I believe a society that gives equal opportunities to all its members, produces the best results for all. It allows the talent of the whole society to be used for common good. A critically important element in ensuring equality is education.

In Finland, it does not matter where you live, or what your background is, you always have access to quality education and that has, for many decades been an instrument of social mobility that has given us all the opportunity to realize our potential.

How have women empowerment advanced the Finnish foreign policy interests? How would you characterize the evolution for women in the Finnish diplomatic corps? Women are fully involved at all levels of diplomacy. It is impossible for me to imagine our diplomatic service, or our international relations without women.

In diplomacy, as in any area of life, it is important to have both women and men represented. We all promote the same foreign policy goals of Finland, but we do it better when we recruit the best talent to do it – and that talent lies in both men and women.

On an average month, how many meetings do you attend where you are the only woman, or women are a minority in the room? In my present post, I regularly attend meetings where women are in minority. At the same time, I have worked for many years in offices where there are many more women than men.

How did you make space for your voice to be heard as you were rising in your profession? I have always had a loud voice, literally, ever since I was a little girl. In getting my messages across, I believe I have been in the same situation with most people.

Of course it is not always easy – but the older you become, the more comfortable you feel about voicing your honest views, and the less you care what others think about you. Of course it is also good to listen and to learn. Work-life balance is a buzzword when it comes to women’s issues and career advancement. How have you balanced work and family throughout a very successful diplomatic career?

I guess in that sense I might be a little bit like your stereotypical man. My focus has been heavily on work, which for me is also my hobby and my passion. I am grateful to my family who loves me and let me be who I am. Would you say your field of work is gender competitive? I am not quite sure what that question means.

Where you have human beings, you will always have competition, along with cooperation. What were your experiences going through the diplomatic world?

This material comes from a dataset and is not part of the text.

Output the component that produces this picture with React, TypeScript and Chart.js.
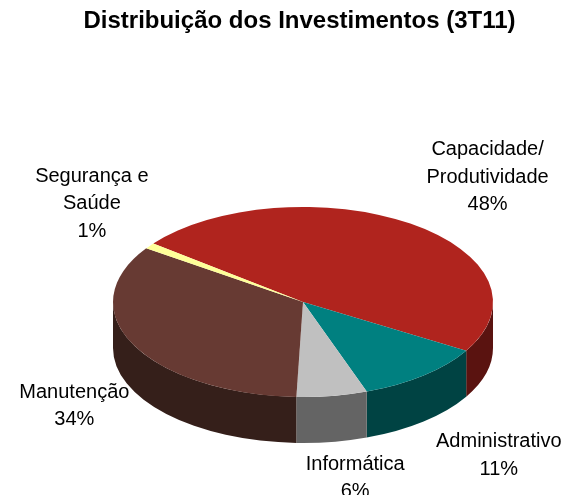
import React, { useEffect, useRef } from 'react';
import { Chart, registerables } from 'chart.js';

Chart.register(...registerables);

const TITLE = 'Distribuição dos Investimentos (3T11)';
const categories: string[][] = [
  ['Capacidade/', 'Produtividade'],
  ['Administrativo'],
  ['Informática'],
  ['Manutenção'],
  ['Segurança e', 'Saúde'],
];
const values = [48, 11, 6, 34, 1];
const topColors = ['#B0241E', '#008080', '#C0C0C0', '#673A33', '#FFFF99'];
const sideColors = ['#5A1310', '#004343', '#646464', '#351F1A', '#80804C'];
const labelNudge = [
  [37, -4],
  [29, 5],
  [14, -1],
  [-1, -2],
  [-4, -12],
];

const TILT = 0.5;
const DEPTH = 46;
const RADIUS = 190;
const ROTATION = 308;
const LINE_H = 27.5;
const GAP = 10;
const FONT_FAMILY = '"Liberation Sans", Arial, sans-serif';

const pie3d = {
  id: 'pie3d',
  beforeDatasetsDraw(chart: any) {
    const ctx = chart.ctx as CanvasRenderingContext2D;
    const arcs = chart.getDatasetMeta(0).data as any[];
    ctx.save();
    if (arcs.length) {
      const { x: cx, y: cy, outerRadius: r } = arcs[0].getProps(['x', 'y', 'outerRadius'], true);
      const ry = r * TILT;
      const TAU = Math.PI * 2;
      arcs.forEach((arc, i) => {
        const { startAngle, endAngle } = arc.getProps(['startAngle', 'endAngle'], true);
        const s0 = ((startAngle % TAU) + TAU) % TAU;
        const e0 = s0 + (endAngle - startAngle);
        for (const k of [0, TAU]) {
          const s = Math.max(s0, k);
          const e = Math.min(e0, k + Math.PI);
          if (e <= s) continue;
          ctx.beginPath();
          ctx.ellipse(cx, cy, r, ry, 0, s, e, false);
          ctx.lineTo(cx + r * Math.cos(e), cy + ry * Math.sin(e) + DEPTH);
          ctx.ellipse(cx, cy + DEPTH, r, ry, 0, e, s, true);
          ctx.closePath();
          ctx.fillStyle = sideColors[i];
          ctx.fill();
        }
      });
      ctx.restore();
      ctx.save();
      ctx.translate(cx, cy);
      ctx.scale(1, TILT);
      ctx.translate(-cx, -cy);
    }
  },
  afterDatasetsDraw(chart: any) {
    chart.ctx.restore();
  },
  afterDraw(chart: any) {
    const ctx = chart.ctx as CanvasRenderingContext2D;
    const arcs = chart.getDatasetMeta(0).data as any[];
    ctx.save();
    ctx.fillStyle = '#000';
    ctx.textAlign = 'center';
    ctx.textBaseline = 'middle';
    ctx.font = `bold 24px ${FONT_FAMILY}`;
    ctx.fillText(TITLE, 299.5, 21.5);

    ctx.font = `20px ${FONT_FAMILY}`;
    const total = values.reduce((a, b) => a + b, 0);
    arcs.forEach((arc, i) => {
      const { x: cx, y: cy, outerRadius: r, startAngle, endAngle } = arc.getProps(
        ['x', 'y', 'outerRadius', 'startAngle', 'endAngle'],
        true
      );
      const ry = r * TILT;
      const mid = (startAngle + endAngle) / 2;
      const lines = [...categories[i], `${Math.round((values[i] / total) * 100)}%`];
      const w = Math.max(...lines.map((l) => ctx.measureText(l).width));
      const h = lines.length * LINE_H;
      const c = Math.cos(mid);
      const s = Math.sin(mid);
      const x = cx + c * (r + w / 2 + GAP) + labelNudge[i][0];
      const y = cy + s * (ry + h / 2 + GAP) + (s > 0 ? DEPTH : 0) + labelNudge[i][1];
      lines.forEach((l, j) => {
        ctx.fillText(l, x, y + (j - (lines.length - 1) / 2) * LINE_H);
      });
    });
    ctx.restore();
  },
};

export default function App() {
  const ref = useRef<HTMLCanvasElement | null>(null);
  useEffect(() => {
    if (!ref.current) return;
    const chart = new Chart(ref.current, {
      type: 'pie',
      data: {
        labels: categories.map((c) => c.join(' ')),
        datasets: [
          {
            data: values,
            backgroundColor: topColors,
            borderWidth: 0,
            radius: RADIUS,
            clip: false,
            hoverOffset: 0,
          } as any,
        ],
      },
      options: {
        responsive: false,
        animation: false,
        events: [],
        rotation: ROTATION,
        layout: { padding: { top: 110, bottom: 1, left: 113, right: 72 } },
        plugins: {
          legend: { display: false },
          tooltip: { enabled: false },
          title: { display: false },
        },
      } as any,
      plugins: [pie3d],
    });
    return () => chart.destroy();
  }, []);
  return (
    <div style={{ position: 'fixed', left: 0, top: 0, width: 565, height: 495, background: '#fff' }}>
      <canvas ref={ref} width={565} height={495} style={{ display: 'block' }} />
    </div>
  );
}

Did you face a lot of hurdles? I have loved every minute of it.

It has taken me to incredible places, and to wonderful people. I get to learn and to push my limits every day. And it just seems to be getting better all the time. This career has been a real blessing for me, and I am still grateful every day for the opportunity.

Of course there are hurdles too – what would life be without them, but they have been pretty minimal in relation to what this career gives me personally, and in relation to the privilege of representing my country. How did your background prepare you for work as a diplomat? I grew up in a pretty ordinary Finnish family, and had the opportunity to enjoy good quality education in an ordinary Finnish school and university.

When I went on to study international relations there was no plan to become a diplomat – I just studied what at the time seemed interesting to me, and then at some point took the opportunities that came along.

When I entered the Foreign Ministry, it was a completely new world for me, but as soon as I was there I immediately knew that I was in the exact right place. How has your role as ambassador of Finland to Nigeria enhanced the bilateral relationships between the two countries?

I hope that during my time here I have managed to contribute in some significant way to strengthened relations between our two countries, with the support of our many wonderful and committed Nigerian partners, and of course my great staff. One activity that I am particularly proud of is the ‘CodeBus Africa’ project that we did earlier this year, as part of our 100th Anniversary celebrations. The project was about promoting computer coding and encouraging girls into ICT and technology.

We worked together with fantastic young Nigerian coding instructors and our local partner Ventures Platform. I hope that many more good things will still come out of that cooperation. How do you evaluate the socio-economic bilateral relationships between Nigeria and Finland?

The bilateral relationship between Finland and Nigeria is excellent. High level contacts in recent times have also been quite active. Last year, our Deputy Minister for External Economic Relations visited Nigeria with a business delegation, and this year our Minister for Foreign Trade and Development is set to be in Nigeria in November with a business delegation.

We are working hard already to prepare for that visit, and I am very much looking forward to it. In June we had a Minister in town for the Nordic and African Foreign Ministers’ meeting which Nigeria hosted this year.

I am conscious, at the same time, that there is potential for much more, especially in our trade relations. While we already have several important Finnish companies doing business in Nigeria, and many more are exploring the market, this should only be the tip of the iceberg. There is so much business potential in Nigeria.